• _Supplied data_

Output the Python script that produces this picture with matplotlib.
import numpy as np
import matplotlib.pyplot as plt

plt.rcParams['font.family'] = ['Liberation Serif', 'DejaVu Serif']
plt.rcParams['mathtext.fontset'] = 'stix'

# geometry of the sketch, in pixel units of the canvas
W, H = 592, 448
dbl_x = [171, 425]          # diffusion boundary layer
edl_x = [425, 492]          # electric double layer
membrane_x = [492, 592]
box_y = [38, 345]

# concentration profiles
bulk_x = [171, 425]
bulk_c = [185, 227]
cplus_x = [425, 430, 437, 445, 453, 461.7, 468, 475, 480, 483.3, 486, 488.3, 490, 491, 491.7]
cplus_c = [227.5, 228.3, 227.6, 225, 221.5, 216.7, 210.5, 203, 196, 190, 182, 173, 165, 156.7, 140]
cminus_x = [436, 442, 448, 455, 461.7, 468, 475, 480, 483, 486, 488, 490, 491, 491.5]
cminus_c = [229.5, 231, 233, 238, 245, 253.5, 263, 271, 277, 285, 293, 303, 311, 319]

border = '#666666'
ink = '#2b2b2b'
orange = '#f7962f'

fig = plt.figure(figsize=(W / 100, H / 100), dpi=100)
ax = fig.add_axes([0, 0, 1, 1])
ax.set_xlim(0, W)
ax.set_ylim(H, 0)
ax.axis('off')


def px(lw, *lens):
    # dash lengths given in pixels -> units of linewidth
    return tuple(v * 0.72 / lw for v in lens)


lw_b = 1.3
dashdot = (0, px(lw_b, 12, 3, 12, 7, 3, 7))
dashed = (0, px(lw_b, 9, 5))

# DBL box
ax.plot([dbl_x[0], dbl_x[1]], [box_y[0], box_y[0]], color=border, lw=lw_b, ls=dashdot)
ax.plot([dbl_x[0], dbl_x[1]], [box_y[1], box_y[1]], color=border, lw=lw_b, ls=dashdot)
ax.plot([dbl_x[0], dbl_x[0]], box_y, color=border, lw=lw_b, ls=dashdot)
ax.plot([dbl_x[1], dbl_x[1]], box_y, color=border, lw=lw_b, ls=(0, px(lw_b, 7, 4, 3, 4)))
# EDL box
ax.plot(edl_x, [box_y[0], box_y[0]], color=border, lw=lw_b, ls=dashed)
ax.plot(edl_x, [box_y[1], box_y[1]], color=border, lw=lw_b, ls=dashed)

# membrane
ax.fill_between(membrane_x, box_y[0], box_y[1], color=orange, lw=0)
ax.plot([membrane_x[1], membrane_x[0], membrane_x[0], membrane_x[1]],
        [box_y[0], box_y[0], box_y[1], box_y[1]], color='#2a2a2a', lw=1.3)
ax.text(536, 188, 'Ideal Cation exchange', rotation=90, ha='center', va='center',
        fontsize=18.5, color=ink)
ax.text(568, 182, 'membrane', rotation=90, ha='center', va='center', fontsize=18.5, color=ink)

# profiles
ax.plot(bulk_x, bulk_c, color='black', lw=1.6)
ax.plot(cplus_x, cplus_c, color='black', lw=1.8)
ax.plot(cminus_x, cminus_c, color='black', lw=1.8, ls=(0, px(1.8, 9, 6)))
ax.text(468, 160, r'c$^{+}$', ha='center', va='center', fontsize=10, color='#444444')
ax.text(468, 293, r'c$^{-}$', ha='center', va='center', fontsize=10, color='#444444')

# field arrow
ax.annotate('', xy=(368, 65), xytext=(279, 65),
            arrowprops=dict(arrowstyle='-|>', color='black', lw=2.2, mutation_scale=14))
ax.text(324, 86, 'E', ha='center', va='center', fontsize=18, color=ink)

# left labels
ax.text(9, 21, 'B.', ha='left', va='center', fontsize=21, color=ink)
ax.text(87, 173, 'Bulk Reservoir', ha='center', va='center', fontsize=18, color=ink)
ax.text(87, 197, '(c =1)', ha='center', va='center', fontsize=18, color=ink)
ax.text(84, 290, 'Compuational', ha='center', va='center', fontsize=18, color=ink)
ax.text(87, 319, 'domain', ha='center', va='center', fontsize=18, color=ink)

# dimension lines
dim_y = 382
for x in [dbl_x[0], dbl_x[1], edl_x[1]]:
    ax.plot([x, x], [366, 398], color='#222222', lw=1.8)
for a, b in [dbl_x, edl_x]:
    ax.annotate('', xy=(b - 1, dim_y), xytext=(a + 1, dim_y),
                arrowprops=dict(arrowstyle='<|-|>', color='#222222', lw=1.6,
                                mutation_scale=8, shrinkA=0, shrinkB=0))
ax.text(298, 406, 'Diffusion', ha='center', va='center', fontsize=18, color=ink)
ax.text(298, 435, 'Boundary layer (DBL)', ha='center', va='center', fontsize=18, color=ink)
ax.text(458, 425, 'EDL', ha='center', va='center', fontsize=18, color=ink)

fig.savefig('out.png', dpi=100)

• _Given instruction_
Pick out every line holding the string "matplotlib" and return it.

• _Task solution_
Output the Python script that produces this picture with matplotlib.
import matplotlib.pyplot as plt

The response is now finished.